Submitted to: Veterinaria Italiana
Publication Type: Peer Reviewed Journal
Publication Acceptance Date: 12/12/2004
Publication Date: 2/1/2005
Citation: White, D.M., Mecham, J.O. 2005. Lack of detectable bluetongue virus in skin of seropositive cattle: implications for vertebrate overwintering of bluetongue virus. Veterinaria Italiana.40:513-519.
Interpretive Summary: Bluetongue virus (BTV) is an arthropod-borne virus that is transmitted to sheep, cattle, and wild ruminants by Culicoides spp. biting insects. BTV may be maintained in year-round transmission cycles in tropical parts of the world, and possibly even in areas with mild temperate winters. However, in more temperate regions, virus transmission ceases during the winter months and begins again with re-emergence of the insect vector. Three principal hypotheses have been proposed for BTV trans-seasonal maintenance: 1) yearly high altitude, air-current based, reintroduction of infected insects from year-round endemic regions to temperate regions, 2) vertical transmission and maintenance from the infected insect to its progeny, and 3) survival in a vertebrate host, either through persistent infection of adults or transplacental transmission to fetuses. The purpose of this study was to examine whether cattle infected with BTV can serve as a reservoir for maintaining the virus through the winter. Naïve colonized Culicoides sonorensis insects were fed on cattle that had been naturally infected with BTV the previous summer and fall, as determined by the presence of serum antibody. Both the blood fed insects and skin biopsies from the cattle at the sites where the insects had fed were tested for the presence of BTV by both virus isolation and viral nucleic acid detection. The lack of virus isolation and/or nucleic acid detection suggests that cattle probably do not serve as a significant reservoir for overwintering of BTV in temperate climates.

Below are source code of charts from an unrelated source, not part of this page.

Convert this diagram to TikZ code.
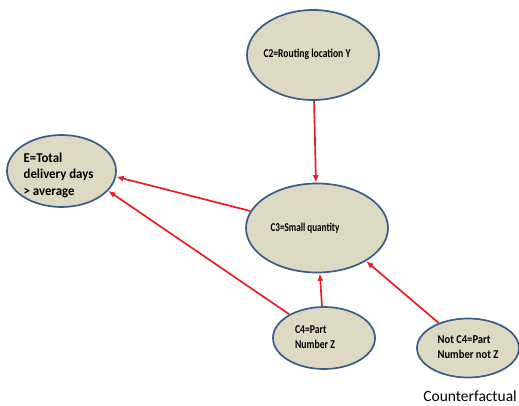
\documentclass[tikz,border=0pt]{standalone}
\usepackage{fontspec}
\setmainfont{Carlito}
\usetikzlibrary{arrows.meta}
\usetikzlibrary{shapes.geometric}

\definecolor{nodefill}{RGB}{221,217,195}
\definecolor{nodeline}{RGB}{56,93,138}
\definecolor{arrowred}{RGB}{235,28,36}

\begin{document}
\begin{tikzpicture}[x=1pt, y=1pt,
    cause/.style={ellipse, draw=nodeline, fill=nodefill, line width=1.7pt, inner sep=0pt},
    causetext/.style={align=left, inner sep=0pt, xscale=#1, font=\fontsize{12}{15.5}\selectfont\bfseries},
    link/.style={draw=arrowred, line width=1.7pt, -{Latex[length=7.5pt,width=6pt]}}]
    \useasboundingbox (0,0) rectangle (519,405);
    % ellipses
    \node[cause, minimum width=132pt, minimum height=90pt] (c2) at (313,350) {};
    \node[cause, minimum width=109pt, minimum height=72pt] (e) at (61.5,234) {};
    \node[cause, minimum width=142pt, minimum height=89pt] (c3) at (317,177) {};
    \node[cause, minimum width=102pt, minimum height=62pt] (c4) at (324,67) {};
    \node[cause, minimum width=102pt, minimum height=59pt] (nc4) at (468,57) {};
    % texts
    \node[causetext=0.8] (c2t) at ([xshift=-6pt, yshift=1pt]c2.center) {C2=Routing location Y};
    \node[causetext=0.95, font=\fontsize{13.5}{16.5}\selectfont\bfseries] (et) at ([xshift=-3pt, yshift=-4pt]e.center) {E=Total\\delivery days\\> average};
    \node[causetext=0.76] (c3t) at ([xshift=-12pt]c3.center) {C3=Small quantity};
    \node[causetext=0.81] (c4t) at ([xshift=-9pt, yshift=1pt]c4.center) {C4=Part\\Number Z};
    \node[causetext=0.88, font=\fontsize{12}{14.5}\selectfont\bfseries] (nc4t) at ([yshift=1pt]nc4.center) {Not C4=Part\\Number not Z};
    \node[anchor=base east, inner sep=0pt, font=\fontsize{15.5}{18}\selectfont] (cf) at (517,4) {Counterfactual};
    % arrows
    \draw[link] (c2) -- (c3);
    \draw[link] (c3) -- (e.-6);
    \draw[link] (c4) -- (e.-23);
    \draw[link] (c4) -- (c3);
    \draw[link] (nc4) -- (c3.-34);
\end{tikzpicture}
\end{document}
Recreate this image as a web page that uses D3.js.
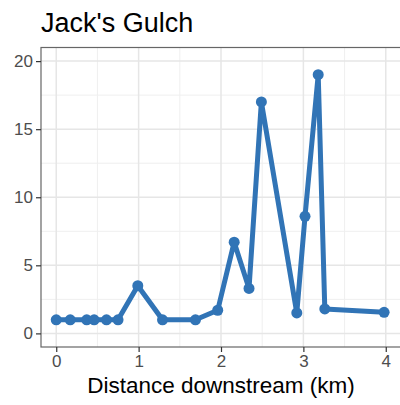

Technical Abstract: The overwintering mechanism of bluetongue virus (BTV) has eluded researchers for many years. It was recently proposed that ovine gamma-delta T-cells may become persistently infected with BTV, and serve as a reservoir for infection of naïve vectors in the next transmission season (Takamatsu et al., Journal of General Virology 2003, v. 84 pp. 227-35). Since cattle are more numerous than sheep in the western United States (where BTV is endemic), this hypothesis was tested in bovines. In the winter of 2002, 56 cattle from an endemic site in northern Colorado were age-selected such that possible BTV exposure must have occurred in the summer of 2002, and were tested for the presence of anti-BTV antibody by ELISA; 55 were seropositive, and one was seronegative. Naïve colony insects were fed on skin sites at day 0, then sequentially on separate sites for 4 days. Virus isolation and RT-nested-PCR from engorged insects and 6mm skin biopsy samples were performed for detection of viable BTV or BTV nucleic acid. Results will be presented and discussed.